A video ad that falsely accuses Joe Biden of withholding $1 billion in aid to Ukraine to benefit his son has been viewed on Facebook millions of times since its release last month by President Donald Trump’s reelection campaign. Biden, who’s vying for the Democratic presidential nomination, has urged Facebook to take the ad down, arguing that it spreads “objectively false information” and “poisons the public discourse”.
But Facebook, which has come under scrutiny for its role in spreading misinformation during the 2016 presidential election, has reportedly refused to pull the video, citing its “fundamental belief in free expression” and “respect for the democratic process.”
The New York Times, which first reported Facebook’s denial of Biden’s request, said Tuesday that the social media giant had sent a letter to the former vice president, saying the ad did not violate company policies.
“Our approach is grounded in Facebook’s fundamental belief in free expression, respect for the democratic process, and the belief that, in mature democracies with a free press, political speech is already arguably the most scrutinised speech there is,” Katie Harbath, Facebook’s head of global elections policy, said in the letter, per the Times.
Harbath’s letter echoed a similar sentiment expressed last month by Nick Clegg, former UK deputy prime minister turned Facebook vice president, who said in a speech in Washington that it’s not Facebook’s “role to intervene when politicians speak”.
The Biden campaign slammed Facebook’s decision regarding the ad as “unacceptable”.
The dissemination of “objectively false information to influence public opinion poisons the public discourse and chips away at our democracy,” Biden campaign spokesman TJ Ducklo told CNN in a statement. “Whether it originates from the Kremlin or Trump Tower, these lies and conspiracy theories threaten to undermine the integrity of our elections in America.
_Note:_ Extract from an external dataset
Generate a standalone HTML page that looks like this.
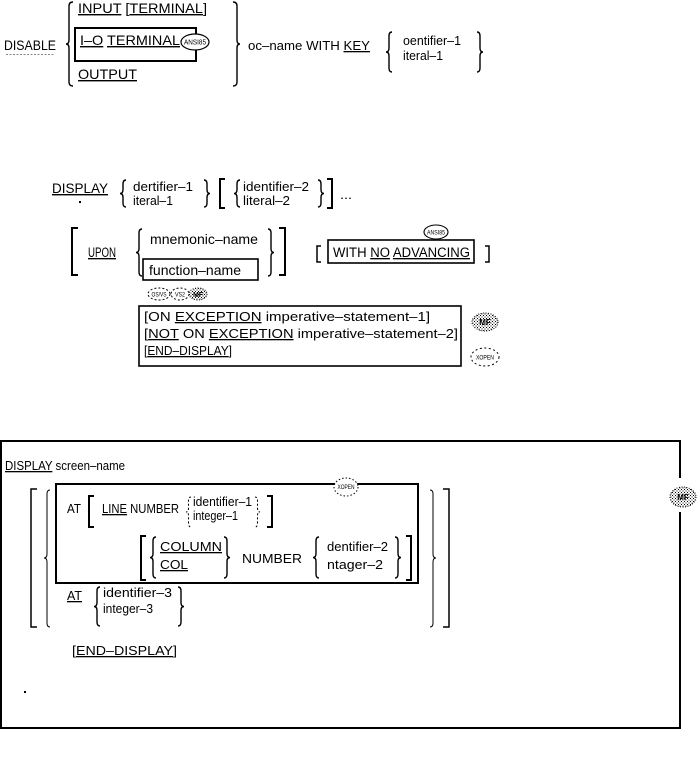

It is unacceptable for any social media company to knowingly allow deliberately misleading material to corrupt its platform.”
The Trump ad being contested pushes a conspiracy theory that Biden ― according to a narrator in the clip ― “promised Ukraine $1 billion if they fired the prosecutor investigating his son’s company”.
While it is true that the elder Biden, then serving as vice president, told Ukrainian leaders in 2016 to fire a top prosecutor if they wanted to get the aid, there’s no evidence that this demand had anything to do with his son, Hunter.
Other than Facebook, the ad has also run on Twitter and YouTube; both of which told the Times that the ad complied with company policies.
Biden’s campaign told CNN that it “would not rule out sending similar letters” to other social media sites requesting the ad’s removal from their platforms.
On TV, the ad has run on Fox News, which — like Facebook — denied a Biden campaign request to block the clip. CNN, however, has refused to run the ad.
Explaining that decision, a CNN spokesman said last week that the video “makes assertions that have been proven demonstrably false by various news outlets, including CNN”.
Facebook has come under fire from the Democratic National Committee, as well as other 2020 presidential hopefuls, for their refusal to block false statements or ads from political candidates.
DNC CEO Seema Nanda told CNN last week that Facebook was allowing President Trump “to mislead the American people on their platform unimpeded”.
On Monday, Democratic Senator Elizabeth Warren ― who, along with Biden, is considered one of the frontrunners in the race for the Democratic nomination for president ― criticised Facebook’s policies in a series of tweets.
“The public deserves to know how Facebook intends to use their influence in this election,” Warren wrote.
“For instance, Trump and Zuckerberg met at the White House two weeks ago. What did they talk about?” she added in a subsequent tweet.
Warren suggested that Facebook had tweaked its misinformation policies to exempt politicians from fact-checking after this meeting with Trump. As Reuters noted, Warren has not offered any evidence to support this claim.
“There’s no indication that Zuckerberg or Facebook executives have come to terms with the role their unpreparedness played” in the spread of misinformation during the 2016 election, Warren wrote. “Nor have they shown that they understand what needs to be done to prevent another attack in the 2020 election.”